JL van Rensburg

Personal information
- Born: 5 August 2005 (age 21)

Sport
- Sport: Athletics
- Events: Shot put, Discus

Achievements and titles
- Personal bests: Shot put: 19.83m (2026) Discus: 52.76m (2025)

Medal record
Men's athletics
Representing South Africa
World U20 Championships
| Silver medal – second place | 2024 Lima | Shot put |
African U20 Championships
| Gold medal – first place | 2023 Ndola | Shot put |
| Silver medal – second place | 2023 Ndola | Discus |

= JL van Rensburg =

South African athlete (born 2005)

JL van Rensburg (born 5 August 2005) is a South African shot putter and discus thrower.

==Biography==
He won gold in the shot put and silver in the discus at the 2023 African U20 Championships in Ndola, Zambia.

He won a silver medal in the shot put at the 2024 World Athletics U20 Championships in Lima, Peru with a personal best throw of 20.74m using 6 kg.
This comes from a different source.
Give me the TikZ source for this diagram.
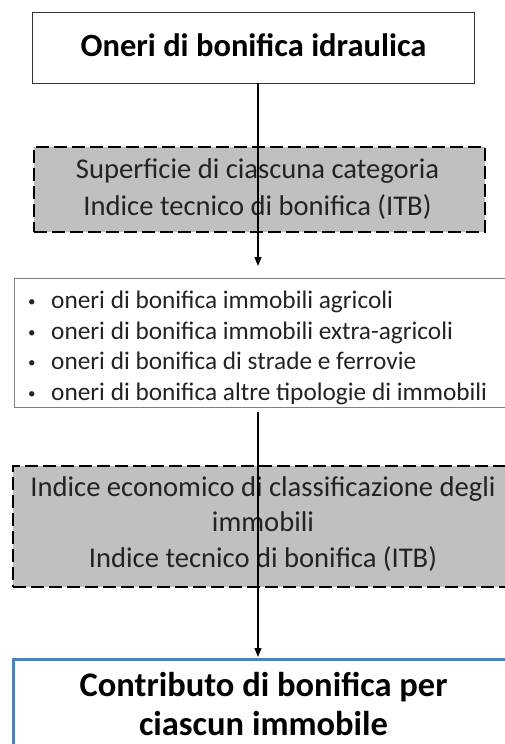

In October 2024, he was named Sportsman of the Year by the Eden Sports Council.

On 1 March 2025, he set a new personal best in the shot put of 19.06m at the Big 12 Indoor Championships in Lubbock, Texas, USA. His best distance of 52.76m in the discus throw was achieved on 17 May 2025 at the Big 12 Outdoor Track & Field Championship held in Lawrence, Kansas, USA.

In February 2026, he set a new personal best in the shot put at the Doc Hale Virginia Tech Invitational with 19.83 metres. In June 2026, he qualified for the 2026 NCAA Outdoor Championships.

==Personal life==
In September 2024 he was recruited to study at Baylor University in the United States, studying mechanical engineering on a scholarship. His brother Walter is also a shot putter, and won the 2025 African U18 Championships title, two years after JL won the African U20 title in Ndola.